Having used both in various situations and considering the comparison above, I have to go with the .450 Bushmaster as the better cartridge. It’s ballistics perform better for a comparable bullet weight, has cheaper ammo, and is just a better look round. Plus, you have the freedom to hunt in bottleneck-restricted states with the .450 Bushmaster.
Is The 450 Bushmaster or 458 SOCOM Better For Hunting?
At close range and hunting large game, the 458 SOCOM is the better cartridge due to its abundant choice of loads. The 450 Bushmaster is the better all-round hunting cartridge, ideal for medium to long-range hunting and on any size game.
Which Is Better For Hunting Small Game?
The .450 Bushmaster is better for hunting small game, offering performance similar to the .350 Legend. It doesn’t damage the meat as much as the .458 SOCOM and has favorable ballistics up to 150-200 yards before bullet drop becomes a determining factor.
Which Is Better For Hunting Large Game?
This is a tricky one. While the .458 SOCOM is adept at taking down large game at close ranges, its bullet’s design doesn’t allow accurate long-range shots. In comparison, the .450 Bushmaster has better ballistics for medium-range shots but fewer bullet weight and load options.

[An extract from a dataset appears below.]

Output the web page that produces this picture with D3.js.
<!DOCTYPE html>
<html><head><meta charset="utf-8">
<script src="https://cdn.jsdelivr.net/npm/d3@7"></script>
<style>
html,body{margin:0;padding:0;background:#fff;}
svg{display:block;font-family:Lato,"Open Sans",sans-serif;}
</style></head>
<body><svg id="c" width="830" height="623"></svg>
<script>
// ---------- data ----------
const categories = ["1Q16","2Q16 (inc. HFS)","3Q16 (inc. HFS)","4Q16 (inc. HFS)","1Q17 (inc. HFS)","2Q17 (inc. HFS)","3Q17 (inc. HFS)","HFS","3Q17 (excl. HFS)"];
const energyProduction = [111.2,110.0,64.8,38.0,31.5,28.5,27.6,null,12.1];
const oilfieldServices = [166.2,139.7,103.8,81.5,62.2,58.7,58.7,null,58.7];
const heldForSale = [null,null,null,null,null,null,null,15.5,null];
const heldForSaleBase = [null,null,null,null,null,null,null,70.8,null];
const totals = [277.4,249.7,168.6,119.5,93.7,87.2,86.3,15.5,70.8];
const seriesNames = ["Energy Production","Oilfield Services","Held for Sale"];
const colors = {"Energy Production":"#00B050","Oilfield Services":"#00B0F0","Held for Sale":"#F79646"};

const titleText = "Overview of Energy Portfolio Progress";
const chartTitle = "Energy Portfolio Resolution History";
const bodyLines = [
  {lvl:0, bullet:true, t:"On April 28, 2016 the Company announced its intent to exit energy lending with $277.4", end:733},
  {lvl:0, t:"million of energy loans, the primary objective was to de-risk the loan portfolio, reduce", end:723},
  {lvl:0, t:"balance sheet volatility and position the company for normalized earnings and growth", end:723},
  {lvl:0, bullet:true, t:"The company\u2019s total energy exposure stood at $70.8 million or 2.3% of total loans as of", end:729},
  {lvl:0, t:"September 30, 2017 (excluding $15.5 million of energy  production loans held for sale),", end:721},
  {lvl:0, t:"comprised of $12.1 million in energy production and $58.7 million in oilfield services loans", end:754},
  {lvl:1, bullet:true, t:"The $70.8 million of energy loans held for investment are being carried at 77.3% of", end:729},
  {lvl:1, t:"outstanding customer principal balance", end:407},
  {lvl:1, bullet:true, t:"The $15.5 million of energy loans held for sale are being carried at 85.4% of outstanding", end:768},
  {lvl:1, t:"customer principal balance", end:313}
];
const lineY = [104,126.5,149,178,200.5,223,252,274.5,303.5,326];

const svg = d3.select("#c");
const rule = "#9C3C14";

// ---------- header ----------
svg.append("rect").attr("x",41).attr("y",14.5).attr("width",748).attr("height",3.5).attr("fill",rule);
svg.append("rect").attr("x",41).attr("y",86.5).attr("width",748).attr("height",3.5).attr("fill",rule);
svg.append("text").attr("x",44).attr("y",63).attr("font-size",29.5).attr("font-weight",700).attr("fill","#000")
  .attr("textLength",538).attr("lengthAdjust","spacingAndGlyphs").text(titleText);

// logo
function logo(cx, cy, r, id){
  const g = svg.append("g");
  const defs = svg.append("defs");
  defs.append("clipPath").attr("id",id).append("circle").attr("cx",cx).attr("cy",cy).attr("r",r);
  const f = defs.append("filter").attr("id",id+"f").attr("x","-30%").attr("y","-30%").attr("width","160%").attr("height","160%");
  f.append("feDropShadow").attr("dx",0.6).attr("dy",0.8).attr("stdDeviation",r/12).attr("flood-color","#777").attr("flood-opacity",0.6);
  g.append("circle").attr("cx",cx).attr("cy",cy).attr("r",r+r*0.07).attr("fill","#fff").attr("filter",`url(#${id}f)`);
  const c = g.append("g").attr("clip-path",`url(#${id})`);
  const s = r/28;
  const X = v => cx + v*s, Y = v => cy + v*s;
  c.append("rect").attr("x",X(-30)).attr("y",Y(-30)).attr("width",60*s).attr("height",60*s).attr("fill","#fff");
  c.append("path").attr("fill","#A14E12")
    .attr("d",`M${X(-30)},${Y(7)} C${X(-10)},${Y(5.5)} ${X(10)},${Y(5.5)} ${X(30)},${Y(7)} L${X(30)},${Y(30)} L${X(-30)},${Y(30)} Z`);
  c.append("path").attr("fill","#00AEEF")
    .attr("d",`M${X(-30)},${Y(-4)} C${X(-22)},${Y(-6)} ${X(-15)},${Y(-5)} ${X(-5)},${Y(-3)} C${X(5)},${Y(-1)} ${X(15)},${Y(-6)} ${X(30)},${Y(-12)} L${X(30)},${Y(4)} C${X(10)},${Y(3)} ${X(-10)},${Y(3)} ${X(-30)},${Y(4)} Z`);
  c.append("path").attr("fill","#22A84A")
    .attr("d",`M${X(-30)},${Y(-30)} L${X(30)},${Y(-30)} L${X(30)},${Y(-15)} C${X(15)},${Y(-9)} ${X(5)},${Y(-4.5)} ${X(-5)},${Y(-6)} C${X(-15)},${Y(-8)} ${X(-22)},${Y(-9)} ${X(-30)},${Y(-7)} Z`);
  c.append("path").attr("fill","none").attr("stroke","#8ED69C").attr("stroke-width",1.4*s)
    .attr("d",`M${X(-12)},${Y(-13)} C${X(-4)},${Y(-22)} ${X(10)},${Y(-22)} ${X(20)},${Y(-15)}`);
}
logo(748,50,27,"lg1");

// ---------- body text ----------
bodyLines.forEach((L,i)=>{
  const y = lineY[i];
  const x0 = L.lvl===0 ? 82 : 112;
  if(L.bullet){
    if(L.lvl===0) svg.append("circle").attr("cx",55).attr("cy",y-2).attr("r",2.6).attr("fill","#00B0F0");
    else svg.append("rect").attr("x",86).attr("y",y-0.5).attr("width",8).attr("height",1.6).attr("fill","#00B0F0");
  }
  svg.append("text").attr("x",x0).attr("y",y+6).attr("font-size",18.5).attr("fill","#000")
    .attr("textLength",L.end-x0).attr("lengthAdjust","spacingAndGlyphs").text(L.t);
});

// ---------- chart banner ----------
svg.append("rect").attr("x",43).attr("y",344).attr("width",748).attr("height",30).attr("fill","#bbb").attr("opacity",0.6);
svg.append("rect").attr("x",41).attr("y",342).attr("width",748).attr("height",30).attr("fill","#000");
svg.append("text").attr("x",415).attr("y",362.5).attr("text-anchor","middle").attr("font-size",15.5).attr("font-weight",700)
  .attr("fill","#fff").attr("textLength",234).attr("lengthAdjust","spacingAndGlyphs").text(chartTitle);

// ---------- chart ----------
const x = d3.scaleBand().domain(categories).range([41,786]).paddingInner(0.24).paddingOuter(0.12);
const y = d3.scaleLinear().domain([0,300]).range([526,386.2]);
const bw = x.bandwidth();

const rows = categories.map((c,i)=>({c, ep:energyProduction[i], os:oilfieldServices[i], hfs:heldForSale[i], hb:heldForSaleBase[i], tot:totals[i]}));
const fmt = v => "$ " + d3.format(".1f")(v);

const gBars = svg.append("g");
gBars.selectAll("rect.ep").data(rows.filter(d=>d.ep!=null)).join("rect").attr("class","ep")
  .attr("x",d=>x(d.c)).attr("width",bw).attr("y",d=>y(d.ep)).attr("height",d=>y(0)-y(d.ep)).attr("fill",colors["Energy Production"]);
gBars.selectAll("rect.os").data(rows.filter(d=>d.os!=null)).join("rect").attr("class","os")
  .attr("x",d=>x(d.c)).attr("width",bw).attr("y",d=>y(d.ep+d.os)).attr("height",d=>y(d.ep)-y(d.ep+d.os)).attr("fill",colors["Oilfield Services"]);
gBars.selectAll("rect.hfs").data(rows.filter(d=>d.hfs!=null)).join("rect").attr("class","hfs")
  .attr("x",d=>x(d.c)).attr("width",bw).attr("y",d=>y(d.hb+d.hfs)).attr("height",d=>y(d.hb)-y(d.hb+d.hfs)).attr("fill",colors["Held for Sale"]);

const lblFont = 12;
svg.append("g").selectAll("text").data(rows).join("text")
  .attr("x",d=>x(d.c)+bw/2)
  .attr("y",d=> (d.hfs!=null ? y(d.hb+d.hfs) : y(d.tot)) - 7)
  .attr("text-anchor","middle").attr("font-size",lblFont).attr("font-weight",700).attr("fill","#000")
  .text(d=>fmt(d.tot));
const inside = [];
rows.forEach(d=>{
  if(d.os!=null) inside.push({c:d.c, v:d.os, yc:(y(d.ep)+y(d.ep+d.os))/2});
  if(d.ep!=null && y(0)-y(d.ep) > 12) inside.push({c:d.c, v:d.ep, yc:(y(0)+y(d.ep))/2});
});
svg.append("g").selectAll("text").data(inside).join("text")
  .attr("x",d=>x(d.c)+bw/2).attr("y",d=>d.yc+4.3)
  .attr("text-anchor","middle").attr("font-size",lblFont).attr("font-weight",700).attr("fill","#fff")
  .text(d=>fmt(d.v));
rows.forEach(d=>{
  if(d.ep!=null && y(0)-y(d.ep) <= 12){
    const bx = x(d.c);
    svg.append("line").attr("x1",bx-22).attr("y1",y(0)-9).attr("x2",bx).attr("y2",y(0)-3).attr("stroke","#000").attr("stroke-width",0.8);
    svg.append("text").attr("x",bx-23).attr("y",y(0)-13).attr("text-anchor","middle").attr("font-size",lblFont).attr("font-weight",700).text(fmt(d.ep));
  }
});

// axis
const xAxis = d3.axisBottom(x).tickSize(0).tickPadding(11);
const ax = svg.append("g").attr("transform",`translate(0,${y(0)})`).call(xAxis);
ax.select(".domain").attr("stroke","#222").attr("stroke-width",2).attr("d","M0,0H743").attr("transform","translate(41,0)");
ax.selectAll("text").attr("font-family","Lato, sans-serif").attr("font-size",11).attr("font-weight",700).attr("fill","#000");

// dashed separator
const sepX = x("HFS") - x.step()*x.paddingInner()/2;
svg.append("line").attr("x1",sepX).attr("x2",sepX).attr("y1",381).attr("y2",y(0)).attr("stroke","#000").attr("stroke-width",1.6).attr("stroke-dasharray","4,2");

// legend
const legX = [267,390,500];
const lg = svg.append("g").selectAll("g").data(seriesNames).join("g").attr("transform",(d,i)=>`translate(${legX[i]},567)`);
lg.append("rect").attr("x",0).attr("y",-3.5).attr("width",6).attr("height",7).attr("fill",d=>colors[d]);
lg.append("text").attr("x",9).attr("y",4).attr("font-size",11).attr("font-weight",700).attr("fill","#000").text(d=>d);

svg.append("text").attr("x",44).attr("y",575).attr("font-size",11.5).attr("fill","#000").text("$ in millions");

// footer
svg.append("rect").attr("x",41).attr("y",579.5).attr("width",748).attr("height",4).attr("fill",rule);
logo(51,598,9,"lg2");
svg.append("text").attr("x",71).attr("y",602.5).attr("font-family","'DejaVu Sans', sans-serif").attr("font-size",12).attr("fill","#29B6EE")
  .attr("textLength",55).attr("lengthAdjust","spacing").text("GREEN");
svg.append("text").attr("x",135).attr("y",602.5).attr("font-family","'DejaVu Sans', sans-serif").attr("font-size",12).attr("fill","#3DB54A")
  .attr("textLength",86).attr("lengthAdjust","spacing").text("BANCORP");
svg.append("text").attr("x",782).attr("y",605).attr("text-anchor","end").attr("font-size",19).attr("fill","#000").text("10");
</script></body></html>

So, if I had to pick one, I’d still go with the .450 Bushmaster – it’s just a more versatile cartridge in the AR-15 platform.
Is The 450 Bushmaster or 458 SOCOM Better For Long Distance Shooting?
It is important to note that both these cartridges aren’t really designed for long-range shooting. Their effectiveness, in terms of accuracy, ends at about 150 yards. However, the .450 Bushmaster does have better ballistic performances at long distances and, therefore, wins this category.
Frequently Asked Questions
Will the 450 Bushmaster fit in the 458 SOCOM magazine?
Is the 450 Bushmaster known for its compatibility with standard AR-15 magazines?
Which firearm manufacturers that offer rifles chambered in 450 Bushmaster?
The Bottom Line
Both the 450 Bushmaster and 458 SOCOM are excellent cartridges and offer unique advantages over the standard AR-15 chamberings for specific use cases. Your choice will largely depend on your intended use and personal preferences, but I would recommend the 450 Bushmaster. It offers better versatility in the field and has the added bonus of being an “unregulated” cartridge for bottleneck-restricted states. Always remember local regulations and potential game size and type when selecting a cartridge for hunting. Happy hunting!